Provide a print-able display of the hierarchy. This function is provided mainly as a convenience for obtaining a tree view of an h5py group - zarr groups have a .tree() method.

Parameters
grpGroup

Zarr or h5py group.

expandbool, optional

Only relevant for HTML representation. If True, tree will be fully expanded.

levelint, optional

Maximum depth to descend into hierarchy.

Notes

Please note that this is an experimental feature. The behaviour of this function is still evolving and the default output and/or parameters may change in future versions.

Examples

>>> import zarr
>>> g1 = zarr.group()
>>> g2 = g1.create_group('foo')
>>> g3 = g1.create_group('bar')
>>> g4 = g3.create_group('baz')
>>> g5 = g3.create_group('qux')
>>> d1 = g5.create_dataset('baz', shape=100, chunks=10)
>>> g1.tree()
/
 ├── bar
 │   ├── baz
 │   └── qux
 │       └── baz (100,) float64
 └── foo
>>> import h5py
>>> h5f = h5py.File('data/example.h5', mode='w')
>>> zarr.copy_all(g1, h5f)
(5, 0, 800)
>>> zarr.tree(h5f)
/
 ├── bar
 │   ├── baz
 │   └── qux
 │       └── baz (100,) float64
 └── foo
zarr.convenience.consolidate_metadata(store: Optional[Union[zarr._storage.store.BaseStore, collections.abc.MutableMapping, str]], metadata_key='.zmetadata')[source]

Consolidate all metadata for groups and arrays within the given store into a single resource and put it under the given key.

This produces a single object in the backend store, containing all the metadata read from all the zarr-related keys that can be found.
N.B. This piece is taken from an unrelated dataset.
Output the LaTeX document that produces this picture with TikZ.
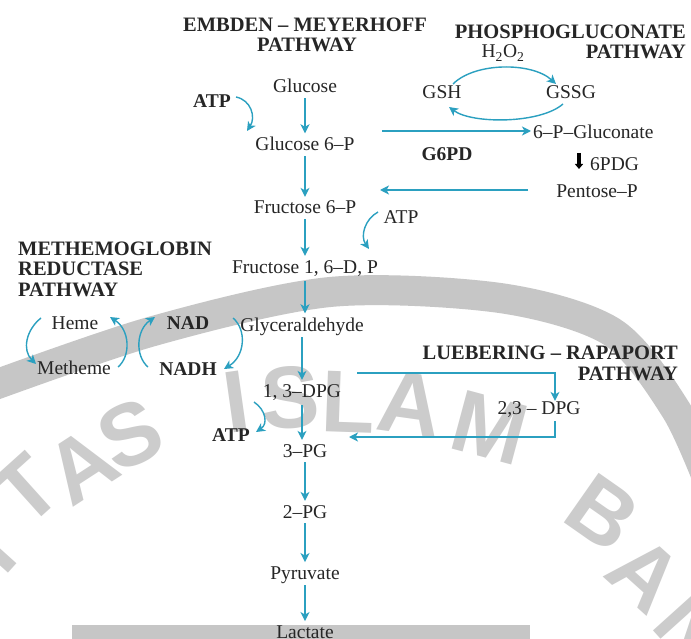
\documentclass[tikz,border=0pt]{standalone}
\usepackage{fontspec}
\setmainfont{Liberation Serif}
\newfontfamily\wmfont{Liberation Sans}
\usetikzlibrary{arrows.meta}
\definecolor{flowc}{RGB}{43,160,192}
\definecolor{wmband}{RGB}{198,198,198}
\definecolor{wmlet}{RGB}{204,204,204}
\definecolor{txt}{RGB}{38,38,38}
\begin{document}
\begin{tikzpicture}[x=1pt,y=-1pt,
  lbl/.style={font=\fontsize{19.5}{20}\selectfont, text=txt, inner sep=0pt, anchor=base},
  blbl/.style={lbl, font=\fontsize{19.5}{20}\selectfont\bfseries},
  ttl/.style={font=\fontsize{20.5}{21}\selectfont\bfseries, text=txt, inner sep=0pt, anchor=base},
  tip/.style={-{Stealth[length=9pt,width=9pt,inset=2.5pt]}},
  flow/.style={draw=flowc, line width=1.4pt, tip},
  vflow/.style={flow, shorten <=5pt, shorten >=4pt},
  wm/.style={text=wmlet, font=\wmfont\bfseries\fontsize{88}{88}\selectfont, inner sep=0pt}]
\useasboundingbox (0,0) rectangle (691,639);
\fill[white] (0,0) rectangle (691,639);

% ---------- watermark ----------
\draw[wmband, line width=30pt] plot[smooth] coordinates {(-30,394) (150,332) (330,292) (500,298) (612,332) (676,410) (712,490)};
\node[wm, rotate=48] (wI) at (-10,548) {I};
\node[wm, rotate=42] (wT) at (26,490) {T};
\node[wm, rotate=33] (wA1) at (82,466) {A};
\node[wm, rotate=25] (wS1) at (130,435) {S};
\node[wm, rotate=8] (wI2) at (236,402) {I};
\node[wm, rotate=3] (wS2) at (290,398) {S};
\node[wm, rotate=-2] (wL) at (348,402) {L};
\node[wm, rotate=-8] (wA2) at (410,404) {A};
\node[wm, rotate=-15] (wM) at (490,428) {M};
\node[wm, rotate=-35] (wB) at (603,513) {B};
\node[wm, rotate=-42] (wA3) at (645,574) {A};
\node[wm, rotate=-48] (wN) at (693,630) {N};
\fill[wmband] (72,625) rectangle (530,639);

% ---------- titles ----------
\node[ttl] (emb) at (305,32) {EMBDEN – MEYERHOFF};
\node[ttl] (embp) at (307,52) {PATHWAY};
\node[ttl, anchor=base east] (pho) at (686,39) {PHOSPHOGLUCONATE};
\node[ttl, anchor=base east] (phop) at (686,59) {PATHWAY};
\node[ttl, anchor=base west] (met1) at (18,255) {METHEMOGLOBIN};
\node[ttl, anchor=base west] (met2) at (18,276) {REDUCTASE};
\node[ttl, anchor=base west] (met3) at (18,297) {PATHWAY};
\node[ttl, anchor=base east] (lub1) at (678,359) {LUEBERING – RAPAPORT};
\node[ttl, anchor=base east] (lub2) at (678,380) {PATHWAY};

% ---------- labels ----------
\node[lbl] (h2o2) at (503,58) {H\textsubscript{2}O\textsubscript{2}};
\node[lbl] (gsh) at (442,99) {GSH};
\node[lbl] (gssg) at (571,99) {GSSG};
\node[lbl] (glc) at (305,93) {Glucose};
\node[blbl] (atp1) at (212,108) {ATP};
\node[lbl] (g6p) at (305,151) {Glucose 6–P};
\node[lbl, anchor=base west] (pglu) at (533,139) {6–P–Gluconate};
\node[blbl] (g6pd) at (447,161) {G6PD};
\node[lbl, anchor=base west] (pdg) at (590,171) {6PDG};
\node[lbl] (pent) at (597,198) {Pentose–P};
\node[lbl] (f6p) at (305,214) {Fructose 6–P};
\node[lbl] (atp2) at (401,224) {ATP};
\node[lbl] (f16) at (305,273) {Fructose 1, 6–D, P};
\node[lbl] (heme) at (75,329) {Heme};
\node[blbl] (nad) at (188,329) {NAD};
\node[lbl] (glyc) at (302,331) {Glyceraldehyde};
\node[lbl] (meth) at (74,374) {Metheme};
\node[blbl] (nadh) at (188,375) {NADH};
\node[lbl] (dpg13) at (302,397) {1, 3–DPG};
\node[lbl] (dpg23) at (539,414) {2,3 – DPG};
\node[blbl] (atp3) at (231,441) {ATP};
\node[lbl] (pg3) at (305,457) {3–PG};
\node[lbl] (pg2) at (305,518) {2–PG};
\node[lbl] (pyr) at (305,579) {Pyruvate};
\node[lbl] (lac) at (305,638) {Lactate};

% ---------- main glycolysis chain ----------
\draw[vflow] (glc.south) -- (glc.south |- g6p.north);
\draw[vflow] (g6p.south) -- (g6p.south |- f6p.north);
\draw[vflow] (f6p.south) -- (f6p.south |- f16.north);
\draw[vflow] (f16.south) -- (f16.south |- glyc.north);
\draw[vflow, shorten <=2pt] (glyc.south) -- (glyc.south |- dpg13.north);
\draw[vflow] (dpg13.south) -- (dpg13.south |- pg3.north);
\draw[vflow] (pg3.south) -- (pg3.south |- pg2.north);
\draw[vflow] (pg2.south) -- (pg2.south |- pyr.north);
\draw[vflow, shorten <=2pt] (pyr.south) -- (pyr.south |- lac.north);

% ---------- phosphogluconate ----------
\coordinate (hz1) at (382,131);
\coordinate (hz2) at (531,131);
\draw[flow] (hz1) -- (hz2);
\coordinate (pz1) at (528,190);
\coordinate (pz2) at (380,190);
\draw[flow] (pz1) -- (pz2);
\coordinate (gs1) at (453,84);
\coordinate (gs2) at (556,84);
\draw[flow] (gs1) .. controls (475,62) and (532,62) .. (gs2);
\coordinate (gs3) at (563,104);
\coordinate (gs4) at (449,107);
\draw[flow] (gs3) .. controls (540,124) and (472,124) .. (gs4);
\coordinate (pdA) at (579,153);
\coordinate (pdB) at (579,169);
\draw[black, line width=3.2pt, -{Triangle[length=5pt,width=8pt]}] (pdA) -- (pdB);

% ---------- ATP side arrows ----------
\coordinate (a1s) at (236,97);
\coordinate (a1e) at (247,131);
\draw[flow] (a1s) .. controls (251,100) and (256,117) .. (a1e);
\coordinate (a2s) at (378,212);
\coordinate (a2e) at (369,249);
\draw[flow] (a2s) .. controls (365,219) and (360,236) .. (a2e);
\coordinate (a3s) at (254,402);
\coordinate (a3e) at (256,432);
\draw[flow] (a3s) .. controls (266,410) and (268,424) .. (a3e);

% ---------- methemoglobin reductase ----------
\coordinate (m1s) at (41,318);
\coordinate (m1e) at (36,364);
\draw[flow] (m1s) .. controls (26,330) and (22,350) .. (m1e);
\coordinate (m2s) at (118,367);
\coordinate (m2e) at (110,317);
\draw[flow] (m2s) .. controls (131,356) and (130,330) .. (m2e);
\coordinate (m3s) at (148,367);
\coordinate (m3e) at (155,317);
\draw[flow] (m3s) .. controls (135,356) and (136,330) .. (m3e);
\coordinate (m4s) at (233,318);
\coordinate (m4e) at (224,369);
\draw[flow] (m4s) .. controls (247,330) and (245,356) .. (m4e);

% ---------- Luebering-Rapaport ----------
\coordinate (l1) at (357,373);
\coordinate (l2) at (555,373);
\coordinate (l3) at (555,421);
\coordinate (l4) at (555,437);
\coordinate (l5) at (349,437);
\draw[flow] (l1) -- (l2) -- (l2 |- dpg23.north);
\draw[flow] (l3) -- (l4) -- (l5);
\end{tikzpicture}
\end{document}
After metadata have been consolidated, use open_consolidated() to open the root group in optimised, read-only mode, using the consolidated metadata to reduce the number of read operations on the backend store.

Note, that if the metadata in the store is changed after this consolidation, then the metadata read by open_consolidated() would be incorrect unless this function is called again.

Note

This is an experimental feature.

Parameters
storeMutableMapping or string

Store or path to directory in file system or name of zip file.

metadata_keystr

Key to put the consolidated metadata under.

Returns
gzarr.hierarchy.Group

Group instance, opened with the new consolidated metadata.
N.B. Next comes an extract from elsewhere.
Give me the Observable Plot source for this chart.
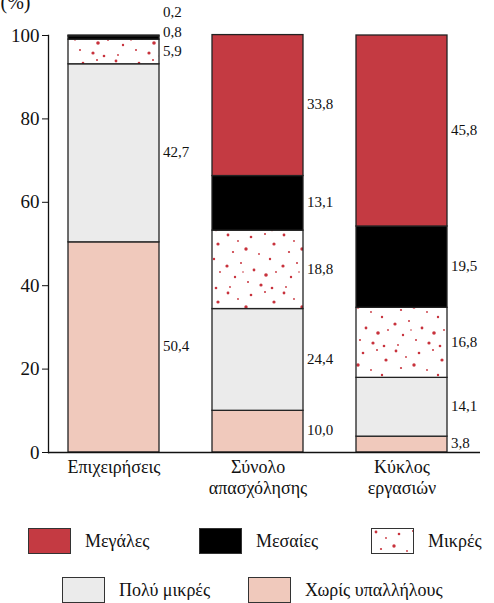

zarr.convenience.open_consolidated(store: Optional[Union[zarr._storage.store.BaseStore, collections.abc.MutableMapping, str]], metadata_key='.zmetadata', mode='r+', **kwargs)[source]

Open group using metadata previously consolidated into a single key.

This is an optimised method for opening a Zarr group, where instead of traversing the group/array hierarchy by accessing the metadata keys at each level, a single key contains all of the metadata for everything. For remote data sources where the overhead of accessing a key is large compared to the time to read data.

The group accessed must have already had its metadata consolidated into a single key using the function consolidate_metadata().

This optimised method only works in modes which do not change the metadata, although the data may still be written/updated.

Parameters
storeMutableMapping or string

Store or path to directory in file system or name of zip file.

metadata_keystr

Key to read the consolidated metadata from. The default (.zmetadata) corresponds to the default used by consolidate_metadata().

mode{‘r’, ‘r+’}, optional

Persistence mode: ‘r’ means read only (must exist); ‘r+’ means read/write (must exist) although only writes to data are allowed, changes to metadata including creation of new arrays or group are not allowed.

**kwargs

Additional parameters are passed through to zarr.creation.open_array() or zarr.hierarchy.open_group().

Returns
gzarr.hierarchy.Group

Group instance, opened with the consolidated metadata.